Massey- How hard is it to recruit on D3 level? It is not like D1 where you see a kid in July who you want and you offer a scholarship. How does the process work for you?

Coach Walden- The major difference between recruiting at the D3 level and D1/scholarship level is the number of guys we have to recruit compared to them.  D1’s can target players based on what they need for the upcoming school year so their initial pools to start are much lower than what I have.  Generally, we have to recruit 250-300 kids to yield 50 admitted students and 7-9 players who decide to come.  We yield about 10% of students who apply.  To find enough academically qualified and talented student-athletes is a challenge and one of the main reasons why we travel away from our three hour radius to recruit.  That’s been our equation for the last few years and we’ve been able to meet our goals.  Some D3’s and a lot of D1 and D2’s will have an initial pool smaller than even fifty players.  With us only having 3 seniors this year, we will attempt to target a smaller initial pool but we also can’t afford an empty class.  There’s a fine line that we have to be around to sustain our program and continue to move it in a positive direction.   
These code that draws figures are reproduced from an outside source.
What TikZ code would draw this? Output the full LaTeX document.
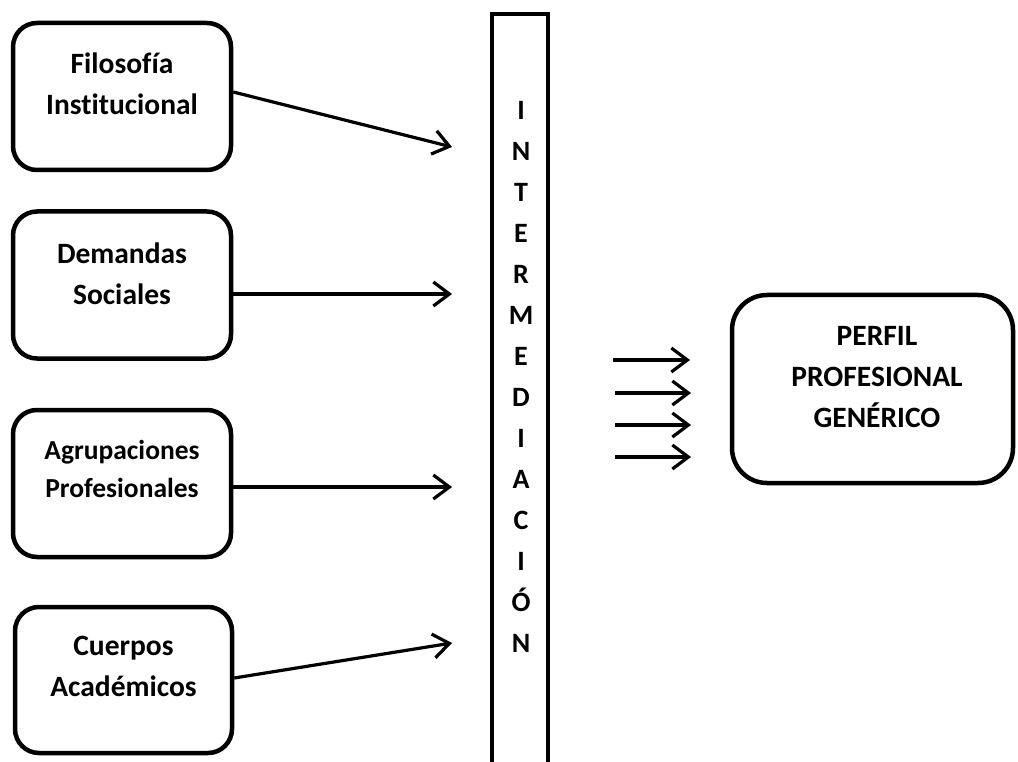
\documentclass[tikz,border=0pt]{standalone}
\usepackage{fontspec}
\setmainfont{Carlito}[Ligatures=NoCommon]
\usetikzlibrary{arrows.meta}
\begin{document}
\begin{tikzpicture}[x=1pt,y=-1pt,
  box/.style={draw, line width=4.5pt, rounded corners=24pt, minimum width=218pt, minimum height=147pt, inner sep=0pt},
  lbl/.style={font=\bfseries\fontsize{29.5}{41}\selectfont, align=center, inner sep=0pt},
  arr/.style={line width=3.2pt, -{Straight Barb[length=16pt,width=24pt,line width=3.2pt]}}]
\useasboundingbox (0,0) rectangle (1018,762);
% source boxes
\node[box] (b1) at (122,96.5) {};
\node[lbl] (t1) at (122,83.5) {Filosofía\\Institucional};
\node[box] (b2) at (122,285) {};
\node[lbl] (t2) at (122,273.5) {Demandas\\Sociales};
\node[box] (b3) at (122,483.5) {};
\node[lbl, font=\bfseries\fontsize{27.5}{38}\selectfont] (t3) at (122,469) {Agrupaciones\\Profesionales};
\node[box, minimum width=217pt, minimum height=146pt] (b4) at (123.5,680) {};
\node[lbl] (t4) at (123.5,666) {Cuerpos\\Académicos};
% intermediation bar
\node[draw, line width=4.5pt, minimum width=56pt, minimum height=780pt, inner sep=0pt, anchor=north] (bar) at (520,12) {};
\node[lbl, font=\bfseries\fontsize{28}{41}\selectfont] (bartext) at (521,376.5) {I\\N\\T\\E\\R\\M\\E\\D\\I\\A\\C\\I\\Ó\\N};
% arrow ends
\coordinate (e1) at (452,147);
\coordinate (e2) at (452,294);
\coordinate (e3) at (452,487);
\coordinate (e4) at (452,643);
\draw[arr] ([yshift=4.5pt]b1.east) -- (e1);
\draw[arr] ([yshift=-9pt]b2.east) -- (e2);
\draw[arr] ([yshift=-3.5pt]b3.east) -- (e3);
\draw[arr] ([yshift=2pt]b4.east) -- (e4);
% profile box
\node[draw, line width=4.5pt, rounded corners=35pt, minimum width=281pt, minimum height=188pt, inner sep=0pt] (perfil) at (872.5,389) {};
\node[lbl] (tp) at (877,377) {PERFIL\\PROFESIONAL\\GENÉRICO};
% four arrows
\coordinate (s1) at (613,360); \coordinate (u1) at (690,360);
\coordinate (s2) at (615,393); \coordinate (u2) at (691,393);
\coordinate (s3) at (615,425); \coordinate (u3) at (691,425);
\coordinate (s4) at (615,457); \coordinate (u4) at (691,457);
\draw[arr] (s1) -- (u1);
\draw[arr] (s2) -- (u2);
\draw[arr] (s3) -- (u3);
\draw[arr] (s4) -- (u4);
\end{tikzpicture}
\end{document}
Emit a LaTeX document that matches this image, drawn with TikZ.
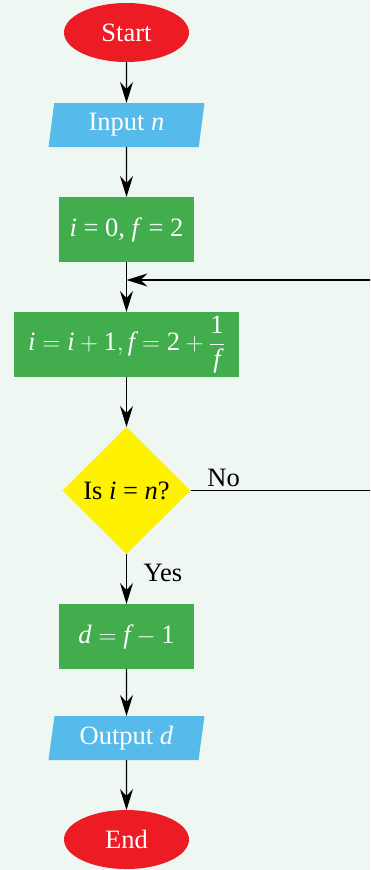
\documentclass[tikz,border=0pt]{standalone}
\usepackage{amsmath}
\usepackage{fontspec}
\setmainfont{Liberation Serif}
\usepackage{xcolor}
\usetikzlibrary{arrows.meta,positioning,shapes.geometric}

\definecolor{bgmint}{RGB}{239,247,243}
\definecolor{termred}{RGB}{237,28,36}
\definecolor{ioblue}{RGB}{86,187,234}
\definecolor{procgreen}{RGB}{66,173,76}
\definecolor{decyellow}{RGB}{255,242,0}

\newcommand{\vi}[1]{\textit{#1}}

\begin{document}
\begin{tikzpicture}[
  x=1pt, y=1pt,
  node distance=50pt,
  font=\fontsize{26.5}{30}\selectfont,
  term/.style={ellipse, fill=termred, text=white, minimum width=125pt,
               minimum height=59pt, inner sep=0pt, outer sep=0pt},
  io/.style={trapezium, trapezium left angle=76, trapezium right angle=104,
             trapezium stretches body, fill=ioblue, text=white,
             minimum width=156pt, minimum height=44pt, inner sep=0pt, outer sep=0pt},
  proc/.style={rectangle, fill=procgreen, text=white, minimum width=135pt,
               minimum height=65pt, inner sep=0pt, outer sep=0pt},
  dec/.style={diamond, aspect=1, fill=decyellow, minimum width=128pt,
              minimum height=127pt, inner sep=0pt, outer sep=0pt},
  flow/.style={-{Stealth[length=21pt, width=13pt, inset=7pt]}, line width=1.4pt},
  lbl/.style={text=black}
]
\fill[bgmint] (0,0) rectangle (370,-870);
\clip (0,0) rectangle (370,-870);

\node[term] (start) at (126.5,-32.5) {Start};
\node[io, below=41pt of start] (inp) {Input \vi{n}};
\node[proc, below=of inp] (init) {\vi{i} = 0, \vi{f} = 2};
\node[proc, below=of init, minimum width=225pt] (step)
  {$\vi{i} = \vi{i} + \text{1}, \vi{f} = \text{2} + \dfrac{\text{1}}{\vi{f}}$};
\node[dec, below=of step] (test) {Is \vi{i} = \vi{n}?};
\node[proc, below=of test] (calc) {$\vi{d} = \vi{f} - \text{1}$};
\node[io, below=47pt of calc] (outp) {Output \vi{d}};
\node[term, below=of outp] (stop) {End};

\coordinate (loopc) at (385,-280);

\draw[flow] (start) -- (inp);
\draw[flow] (inp) -- (init);
\draw[flow] (init) -- (step);
\draw[flow] (step) -- (test);
\draw[flow] (test) -- node[lbl, right, pos=0.38, xshift=13pt]{Yes} (calc);
\draw[flow] (calc) -- (outp);
\draw[flow] (outp) -- (stop);
\draw[flow] (test.east) -- node[lbl, above, pos=0.17]{No} (loopc |- test.east)
  -- (loopc) -- (loopc -| step.north);
\end{tikzpicture}
\end{document}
Massey- I know you have tried to set up some nice trips for the team. What does your schedule this year look like?

Coach Walden- We’ve got a tough schedule this upcoming season.  We open up with 9 of 12 on the road to start the year.  With a young team, that in itself will be a challenge.  We do travel to Los Angeles for 2 games against the University of LaVerne and Cal Tech.  Like I said before, we have 6 guys on our roster from Southern California.  It’s nice for them to be able to play in front of their family again and it helps with our future recruiting.  One of our seniors, DJ Lewis, is from Chino Hills and yes, he played with Lonzo Ball in high school.  He has a great family and friends network that will be able to watch him play in his senior year.  That will be a tremendous experience for him.  We’ve also resurrected the Knox-Monmouth Classic Thanksgiving weekend where we play Eureka and Westminster at home.  It should be a fun schedule. 

Massey- You went to school with Reed Allison, GHS grad and brother of Andie Leibach. How would you evaluate his game as a basketball player?

Coach Walden- Reed is a good friend of mine and yes we went to Knox together.  Funny enough I do have a basketball story about Reed Allison.  A bunch of us basketball guys were playing pick up at the FIGI house one afternoon and needed an extra player so Reed volunteered.  We were all a little skeptical to accept his offer since he was an offensive lineman for the football team, but we did.  At one point he was open and starting yelling, “Sag Out,” as loud as he could.  We immediately stopped the game and bust into laughter as none of us knew what “Sag Out” meant.  I don’t know what we were more shocked about the phrase he used or the fact that he wanted us basketball players to pass him the ball.  It became a running joke.  Every time we saw Reed walking in front of us on campus we would yell “Sag Out.”  Reed actually has much more basketball skill than you would think and he can actually shoot the ball OK for a football player trying to “Sag Out.”  That’s not to say that his pregnant sister, Andie couldn’t beat him right now.

Massey-  I love to go out to eat. As a Peoria guy, what is a place in Peoria that I need to go to?

Coach Walden- Without a doubt, my favorite place to eat at in Peoria is Avantis.  It’s an Italian restaurant similar to La Gondola and probably the reason why I love La Gondola so much.  I’d recommend the tortellini, gondola, and hot ham and cheese.  The bread there is amazing and everything is affordable.  Definitely a place I frequent.